GSA Connects 2024 Meeting in Anaheim, California

Paper No. 230-2
Presentation Time: 8:20 AM

USING QUARTZ LUMINESCENCE OF SAND TEMPER FROM ARCHAEOLOGICAL POTTERY TO INFER THE INTENSITY OF PAST WILDFIRES IN THE SOUTHWESTERN US


DIB, Brooklyn1, RITTENOUR, Tammy M.1 and ROOS, Christopher I.2, (1)Department of Geosciences, Utah State University, 4505 Old Main Hill, Logan, UT 84322, (2)Department of Anthropology, Southern Methodist University, Dallas, TX 75275

The size and frequency of wildfires have increased recently, impacting ecosystems, communities, and human health. My research uses heat-sensitive luminescence signals of quartz sand temper within archaeological pottery to record past wildfire intensity (heat exposure and duration) which can reset its archaeological age. Pottery from surface sites in dry ponderosa and pinyon-juniper woodlands in New Mexico and Arizona were collected from different fire contexts (no fire exposure, historical fires, prescribed burns, and modern wildfires). The pottery samples have an established archaeological age, using single-grain optically stimulated luminescence dating we can determine if the sherd has been exposure to intense heat from a wildfire. Single-grain resolution will allow us to determine the proportion of the grains that were reset in case of non-complete thermal resetting.

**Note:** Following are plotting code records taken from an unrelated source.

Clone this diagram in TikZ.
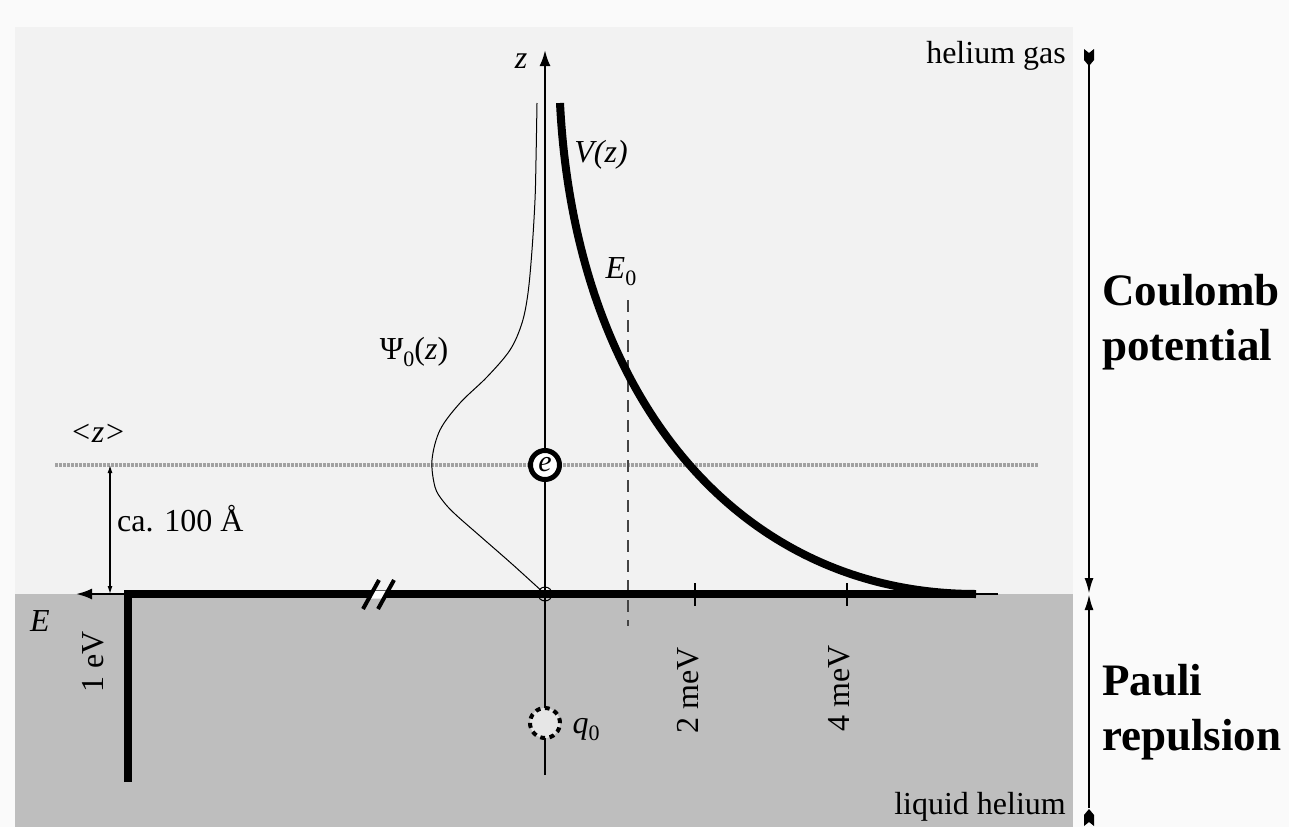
\documentclass[tikz,border=0pt]{standalone}
\usepackage{fontspec}
\setmainfont{Liberation Serif}
\usetikzlibrary{arrows.meta}
\definecolor{pagebg}{HTML}{FAFAFA}
\definecolor{gasbg}{HTML}{F2F2F2}
\definecolor{liqbg}{HTML}{BEBEBE}
\definecolor{dotgray}{HTML}{A2A2A2}
\definecolor{dashgray}{HTML}{444444}
\definecolor{qfill}{HTML}{E6E6E6}
\newcommand{\mysub}[1]{\raisebox{-0.22em}{\fontsize{22}{22}\selectfont #1}}
\begin{document}
\begin{tikzpicture}[x=1pt,y=-1pt,
  lbl/.style={inner sep=0pt, font=\fontsize{32}{38}\selectfont},
  big/.style={inner sep=0pt, font=\fontsize{45}{55}\selectfont\bfseries, align=left},
  heavy/.style={line width=8pt},
  axisline/.style={line width=2.3pt},
  thinline/.style={line width=1.2pt},
  tickline/.style={line width=2pt},
  >={Latex[length=16pt,width=11pt]}]
\useasboundingbox (0,0) rectangle (1289,827);
% backgrounds
\fill[pagebg] (0,0) rectangle (1289,827);
\fill[gasbg] (15,27) rectangle (1073,594);
\fill[liqbg] (15,594) rectangle (1073,827);

% mean distance line
\coordinate (mL) at (55,465);
\coordinate (mR) at (1038,465);
\draw[dotgray, line width=4.5pt, dash pattern=on 2.5pt off 1.5pt] (mL) -- (mR);

% E0 dashed
\coordinate (E0t) at (628,300);
\coordinate (E0b) at (628,626);
\draw[dashgray, line width=1.8pt, dash pattern=on 12pt off 8pt] (E0t) -- (E0b);
\node[lbl] (E0lab) at (621,272) {\textit{E}\mysub{0}};

% z axis
\coordinate (zb) at (545,775);
\coordinate (zt) at (545,50);
\draw[axisline,->] (zb) -- (zt);
\node[lbl] (zlab) at (521,61) {\textit{z}};

% wave function
\draw[line width=1pt] plot[smooth, tension=0.55] coordinates {
 (537,103) (536,160) (535,200) (532,250) (528,293) (522,323) (510,350)
 (487,377) (460,403) (440,430) (432,460) (435,487) (443,501) (455,514)
 (480,536) (512,564) (545,594)};

% E axis (thin)
\coordinate (Ear) at (998,594);
\coordinate (Eal) at (76,594);
\draw[axisline,->] (Ear) -- (Eal);

% potential
\coordinate (corner) at (128,594);
\coordinate (wallbot) at (128,782);
\coordinate (Vend) at (976,594);
\coordinate (Vtop) at (560,103);
\draw[heavy, line join=miter] (wallbot) -- (corner) -- (Vend);
\draw[heavy] (Vtop) .. controls (575,400) and (740,594) .. (Vend);

% break mark
\coordinate (b1a) at (363,609);
\coordinate (b1b) at (379,580);
\coordinate (b2a) at (378,609);
\coordinate (b2b) at (394,580);
\fill[white] (369,598.5) -- (373.5,590.5) -- (388.5,590.5) -- (384,598.5) -- cycle;
\draw[line width=4pt] (b1a) -- (b1b);
\draw[line width=4pt] (b2a) -- (b2b);

% ticks
\coordinate (t2a) at (695,583); \coordinate (t2b) at (695,606);
\coordinate (t4a) at (847,583); \coordinate (t4b) at (847,606);
\draw[tickline] (t2a) -- (t2b);
\draw[tickline] (t4a) -- (t4b);
\node[lbl, rotate=90] (l2) at (688,690) {2 meV};
\node[lbl, rotate=90] (l4) at (839,688) {4 meV};
\node[lbl, rotate=90] (l1) at (93,662) {1 eV};

% origin
\node[circle, draw, line width=1pt, minimum size=14pt, inner sep=0pt] (O) at (545,594) {};

% electron and image charge
\node[circle, draw, fill=white, line width=5pt, minimum size=29pt, inner sep=0pt,
      font=\fontsize{30}{30}\selectfont\itshape] (e) at (545,465) {e};
\node[circle, draw, fill=qfill, line width=4pt, dash pattern=on 5pt off 4.4pt,
      minimum size=30pt, inner sep=0pt] (q) at (545,723) {};
\node[lbl] (qlab) at (586,730) {\textit{q}\mysub{0}};

% distance marker
\coordinate (dt) at (110,465);
\coordinate (db) at (110,594);
\draw[thinline, {Latex[length=8pt,width=5pt]}-{Latex[length=8pt,width=5pt]}] (dt) -- (db);
\node[lbl, anchor=west] (ca) at (117,519) {ca. 100 Å};
\node[lbl] (zm) at (98,433) {\textit{<z>}};
\node[lbl] (Elab) at (40,621) {\textit{E}};

% curve labels
\node[lbl] (Vlab) at (601,155) {\textit{V(z)}};
\node[lbl] (Psilab) at (414,352) {Ψ\mysub{0}(\textit{z})};

% phase labels
\node[lbl, anchor=base east] (gas) at (1066,63) {helium gas};
\node[lbl, anchor=base east] (liq) at (1066,814) {liquid helium};

% right bracket
\coordinate (bt) at (1089,64);
\coordinate (mid) at (1089,594);
\coordinate (bb) at (1089,808);
\draw[axisline, -{Latex[length=16pt,width=9pt]}] (bt) -- (mid);
\draw[axisline, -{Latex[length=16pt,width=9pt]}] (bb) -- (mid);
\fill (1084,49) -- (1089,53) -- (1094,49) -- (1094,60) -- (1089,66) -- (1084,60) -- cycle;
\fill (1084,826) -- (1089,822) -- (1094,826) -- (1094,815) -- (1089,809) -- (1084,815) -- cycle;

\node[big, anchor=north west] (coul) at (1102,274) {Coulomb\\potential};
\node[big, anchor=north west] (pauli) at (1102,664) {Pauli\\repulsion};
\end{tikzpicture}
\end{document}
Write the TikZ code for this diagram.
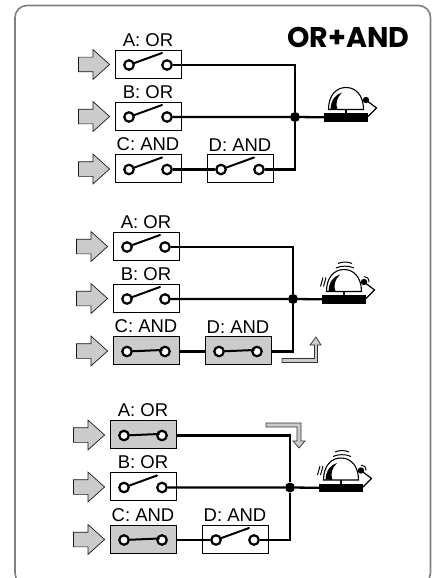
\documentclass[tikz,border=0pt]{standalone}
\usepackage{fontspec}
\setmainfont{Liberation Sans}
\newfontfamily\titlefont{Poppins}
\usetikzlibrary{positioning,calc,backgrounds,shapes.arrows}
\definecolor{boxgray}{HTML}{CBCBCB}
\definecolor{framegray}{HTML}{808080}
\def\closedword{closed}

\tikzset{
  bell/.pic={
    \draw[black, line width=1.1pt, fill=white] (-17.5,-8) .. controls (-17.5,-22) and (-10,-30) .. (0,-30)
        .. controls (10,-30) and (17.5,-22) .. (17.5,-8) -- cycle;
    \fill[black] (-15.5,-8.5) .. controls (-15,-17) and (-11,-23) .. (-4,-25)
        .. controls (-9,-20) and (-11,-14) .. (-8.5,-8) -- cycle;
    \draw[line width=1.1pt] (0,-8) -- (0,-4);
    \fill (20,-17.5) circle (3.2);
    \draw[line width=1.2pt] (20,-17.5) -- (30.5,-9.5) -- (22,-1);
  },
  ringing/.pic={
    \draw[line width=1pt] (-8,-31.5) .. controls (-3,-34) and (5,-34) .. (10,-31.5);
    \draw[line width=1pt] (-6,-36) .. controls (-2,-38) and (4,-38) .. (8,-36);
    \draw[line width=1pt] (-23.5,-13) -- (-21,-22);
    \draw[line width=1pt] (-20.5,-13) -- (-18,-22);
    \draw[line width=1pt] (20,-23) .. controls (23,-23) and (25,-21) .. (25,-17.5);
  }
}

% one switch: name, x, y, label, open or closed
\newcommand{\switchunit}[5]{
  \edef\swstate{#5}
  \ifx\swstate\closedword\def\swfill{boxgray}\else\def\swfill{none}\fi
  \node[switchbox, fill=\swfill] (#1) at (#2,#3) {};
  \node[switchlabel, above=0pt of #1] (#1t) {#4};
  \node[terminal] (#1l) at ($(#1)+(-19,1)$) {};
  \node[terminal] (#1r) at ($(#1)+(19,1)$) {};
  \ifx\swstate\closedword
    \draw[lever] (#1l) -- ($(#1r)+(-3,-1.5)$);
  \else
    \draw[lever] (#1l) -- ($(#1)+(14,-11)$);
  \fi
}

\begin{document}
\begin{tikzpicture}[x=1pt,y=-1pt]
    \tikzstyle{switchbox}=[draw=black,line width=0.8pt,minimum width=66pt,minimum height=28pt,inner sep=0pt]
    \tikzstyle{switchlabel}=[font=\fontsize{18.5}{19}\selectfont,inner sep=0pt,outer ysep=3pt]
    \tikzstyle{terminal}=[circle,draw=black,fill=white,line width=2.2pt,minimum size=9.5pt,inner sep=0pt]
    \tikzstyle{lever}=[line width=2pt,line cap=round]
    \tikzstyle{wire}=[line width=2.3pt]
    \tikzstyle{junction}=[circle,fill=black,minimum size=10pt,inner sep=0pt]
    \tikzstyle{inarrow}=[single arrow,draw=black!90,fill=boxgray,line width=0.7pt,inner xsep=0pt,inner ysep=7pt,
        minimum height=31pt,single arrow head extend=7.5pt,single arrow tip angle=84]
    \tikzstyle{bellbase}=[fill=black,minimum width=44pt,minimum height=8.5pt,inner sep=0pt]
    \tikzstyle{turnarrow}=[draw=black!80,fill=boxgray,line width=0.7pt]

    \useasboundingbox (0,0) rectangle (435,578);

    \draw[framegray,line width=1.6pt,rounded corners=12pt] (15,5.5) rectangle (430.5,585);

    \node[font=\titlefont\bfseries\fontsize{28.5}{30}\selectfont,inner sep=0pt] (title) at (348.5,37) {OR+AND};

    % the three panels
    \foreach \p/\px/\py/\stA/\stC/\stD in {1/148/64/open/open/open,2/146/246/open/closed/closed,3/143/434.5/closed/closed/open}{
    \begin{scope}[shift={(\px,\py)}]
        \switchunit{A\p}{0}{0}{A: OR}{\stA}
        \switchunit{B\p}{0}{52}{B: OR}{open}
        \switchunit{C\p}{0}{104.5}{C: AND}{\stC}
        \switchunit{D\p}{92}{104.5}{D: AND}{\stD}

        \foreach \name in {A,B,C}
            \node[inarrow] (I\name\p) at ($(\name\p)+(-58,0.5)$) {};

        \node[junction] (J\p) at (147,53) {};
        \node[bellbase] (R\p) at (198,53.5) {};
        \pic at (R\p) {bell};

        % wires run under the boxes
        \begin{scope}[on background layer]
            \draw[wire] (A\p r) -| (J\p);
            \draw[wire] (B\p r) -- (J\p) -- (R\p);
            \draw[wire] (C\p r) -- (D\p l);
            \draw[wire] (D\p r) -| (J\p);
        \end{scope}
    \end{scope}
    }

    \pic at (R2) {ringing};
    \pic at (R3) {ringing};

    \draw[turnarrow] (282,358.5) -- (314.5,358.5) -- (314.5,345) -- (310,345) -- (316,337) -- (321,345)
        -- (317.5,345) -- (317.5,362.5) -- (282,362.5) -- cycle;
    \draw[turnarrow] (266,423) -- (301,423) -- (301,441) -- (305,441) -- (299,448) -- (293,441)
        -- (297,441) -- (297,427) -- (266,427) -- cycle;
\end{tikzpicture}
\end{document}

The luminescence signal of individual quartz grains in pottery temper from each fire context will be used to test my hypothesis that recent fire intensity (heat and duration) is greater than past natural wildfire conditions prior to Euro-American Forest management and anthropogenic climate change. Limited observations support my hypothesis, pottery exposed to recent high-intensity fire has produced modern (reset) luminescence signals, while ceramics exposed to centuries of historical fires retain their archaeological age. Such results may indicate that modern fires are burning hotter and longer due to decades of fuel accumulation in response to forest management practices of suppression/ prevention, and drier, more flammable fuels and longer burn seasons due to climate change. The approach and results of this study could provide a unique proxy of past wildfire conditions that can be used to test the importance of fuel conditions and climate change on fire intensity.